On top was the gradebook - not the actual grades, but that students who frequently check their grades throughout the semester tend to get better marks than do those who look less often. "The most successful students are those who access MyGrades most frequently; students doing poorly do not access their grades. Students who never access their grades are more likely to fail than students who access them at least once. There is a direct relationship at every quartile of use – and at the risk of spoiling results for the other tools, this is the only tool for which this direct trend exists. It appears that students in the middle range of grades aren’t impacted by their use of the tool."

Next was their use of course content. That makes sense. Actually, I would have thought it would be the number one predictor of success. Their data science group reports "An interesting result was that after the median, additional access is related to a decline in student grade; students spending more than the average amount of time actually have less likelihood of achieving a higher grade!" That's not so surprising. Students spending more time (slow or distracted readers; ones who skimmed and need to repeatedly return to material etc.) are probably having problems, rather than being more though. The student who spends an hour on a problem that should take 15 minutes is not showing grit.

This is followed by assessments (tests etc.) and assignments. "If students don’t complete quizzes or submit assignments for a course, they have lower grades than those who do so. This was not a surprising finding. What was surprising to me is that this wasn’t the strongest predictor of a student’s grade." Why is that surprising? Because it is what we use to evaluate and give those grades.Digging a bit deeper in that data, Blackboard concludes that time is a factor as a "...strong decline in grade for students who spend more than the average amount of time taking assessments. This is an intuitive result. Students who have mastered course material can quickly answer questions; those who ponder over questions are more likely to be students who are struggling with the material. The relationship is stronger in assessments than assignments because assessments measure all time spent in the assessment, whereas assignments doesn’t measure the offline time spent creating the material that is submitted. Regardless, this trend of average time spent as the most frequent behavior of successful students is consistent across both tools, and is a markedly different relationship than is found in other tools."

The fifth tool was discussion. I have personally found discussions to be very revealing of a student's engagement in the course. I also find that level of engagement/participation correlated to final grades, but that may be because I include discussions in the final grade. I know lots of instructors who do not require it or don't grade it or give it a small weight in the final grade.

An article on The Chronicle of Higher Education website is a bit unsure of all this big data's value. "But it’s hard to know what to make of the click patterns. Take the finding about grade-checking: Is it an existential victory for grade-grubbers, proving that obsessing over grades leads to high marks? Or does it simply confirm the common-sense notion that the best students are the most savvy at using things like course-management systems?"
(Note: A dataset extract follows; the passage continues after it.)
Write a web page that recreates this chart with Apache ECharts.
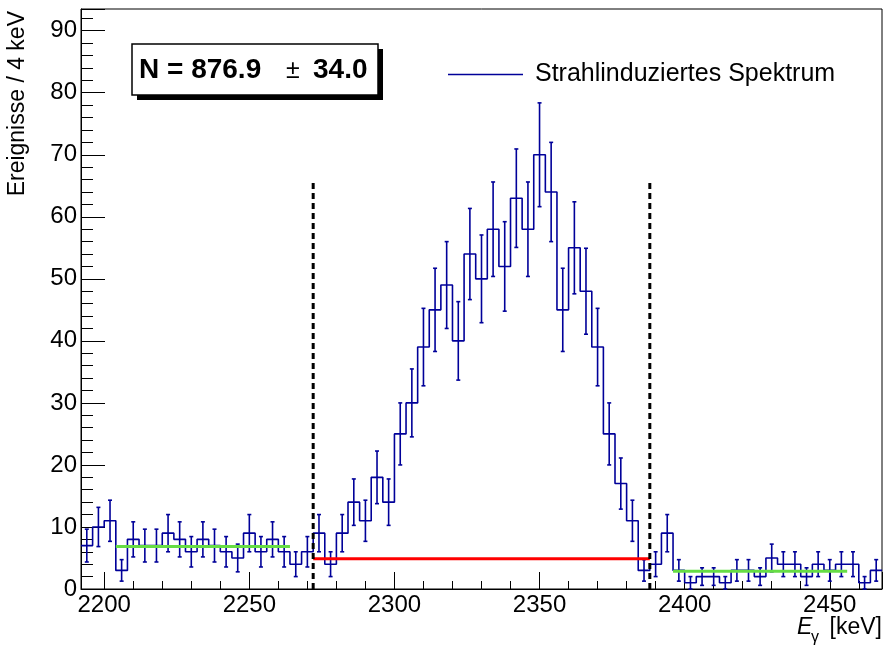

And John Whitmer, director of learning analytics and research at Blackboard, says "I’m not saying anything that implies causality."

Should we be looking at the data from learning-management systems with an eye to increasing student engagement? Of course. Learning science is a new term and field and I don't think we are so far past the stage of collecting data that we have a clear learning path or solid course adjustments to recommend.

Measuring clicks on links in an LMS can easily be deceiving, as can measuring the time spent on a page or in the course. If you are brand new to the LMS, you might click twice as much as an experienced user. Spending 10 minutes on a page versus 5 minutes doesn't mean much either since we don't know if the time spent reading, rereading or going out to get a coffee.

It's a start, and I'm sure more will come from Blackboard, Canvas, MOOC providers (who will have even greater numbers, though in a very different setting) and others.